There is a recall on valve shims. The current tuning that is going on is quite limited. I don't think anyone has truly cracked the ECU yet, most are tuning with some kind of piggyback system. Everyone is staying tight lipped. My buddy just got an ECU to open up, they will see what kind of processor is in there and how best to communicate with it. It's critical because the Ride By Wire uses a torque map and a fuel map- so adjusting the fuel map during a build won't necessarily change the power curve if the butterflies are still trying to change the torque curve to suit the torque map that Aprilla designed- based on the grip of a stock tire? Who knows. It's never going to come off the corner hard if the butterflies aren't full open at lower RPM. That's why it's important to find a tuner that can actually communicate with the ECU and see what the butterflies are doing. Modifying the torque map (which was partially designed for traction control) will also mean all that traction control stuff may get messed up too. #new bike problems. It wasn't a hose.
That is certainly interesting. The pump housing or the actual head? I guess the Italians are having a hard time ramping up production in the current times. New bike problems indeed. At least if mine blows up, Aprilia parts are cheap and plentiful.... Sent from my SM-G950U using Tapatalk
Watched race 1 last night, was ready to retract my reliability skepticism...until I ready the above. BTW good ride Parrish! Didn't seem to me like they had any power advantage, I think they swept the podium because the fast kids and good teams are on them. What struck me the most was the lack of Yamahas...so much for them putting the SV out to pasture.

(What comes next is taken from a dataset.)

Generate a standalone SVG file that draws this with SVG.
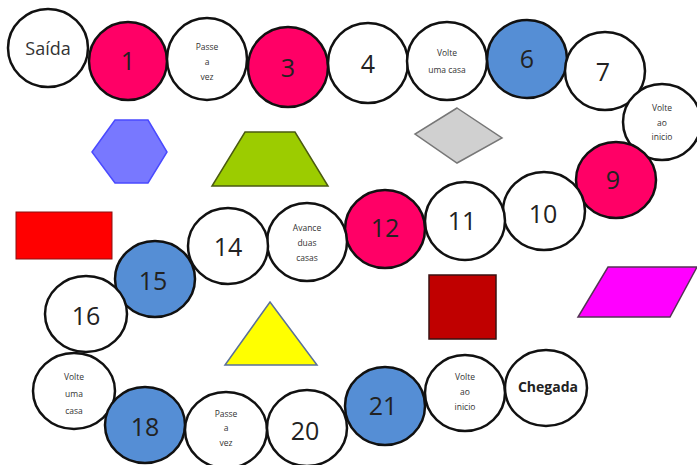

The yamaha superbike engine is awesome but the chassis sucks from what everyone in the know says. It seems like the ape is a proper frame and chassis, and it's lacking on the low end in the stock engine setup, it'll be interesting to see how it fairs at other tracks and if they allow modifications
I thought the chassis was good but like any superbike, triples and linkage are needed. But you're right that the Aprilia is like an actual sportbike chassis whereas on the SV and Yamaha you can definitely feel it as a starter bike cheapish feel.
I dunno. I know that the shims are different and thats it. The recall is about the shims, not the valves. But who knows. maybe there was a bad batch of shims because they don't afffect all the bikes we've sold.
So what’s the verdict? Are these things blowing up under racing conditions? Are the failures stock engines?
Trofeo available direct from Aprilia. $18k US plus shipping I assume. Looks like a turn key (actually keyless) race winner. https://factoryworks.aprilia.com/en-GB/full-bike/aprilia-rs-660-trofeo
I like the new "dumping" settings for the front and rear suspension. I wonder if I can add them to my crapper.
My first thought..."I wonder if untitled bikes are protected by lemon laws?" But...cool they're offering it
105 CRANK so 93-94rwhp. It's a 5hp bump. 337 DRY so roughly 370-375lbs topped off with fluids. 25-30lb weight loss from stock.
impressive! Thats 360lbs topped off if it’s a 3.6 gallon fuel tank. Dymags are responsible for how much of that - 5-6lbs less than stock for the set?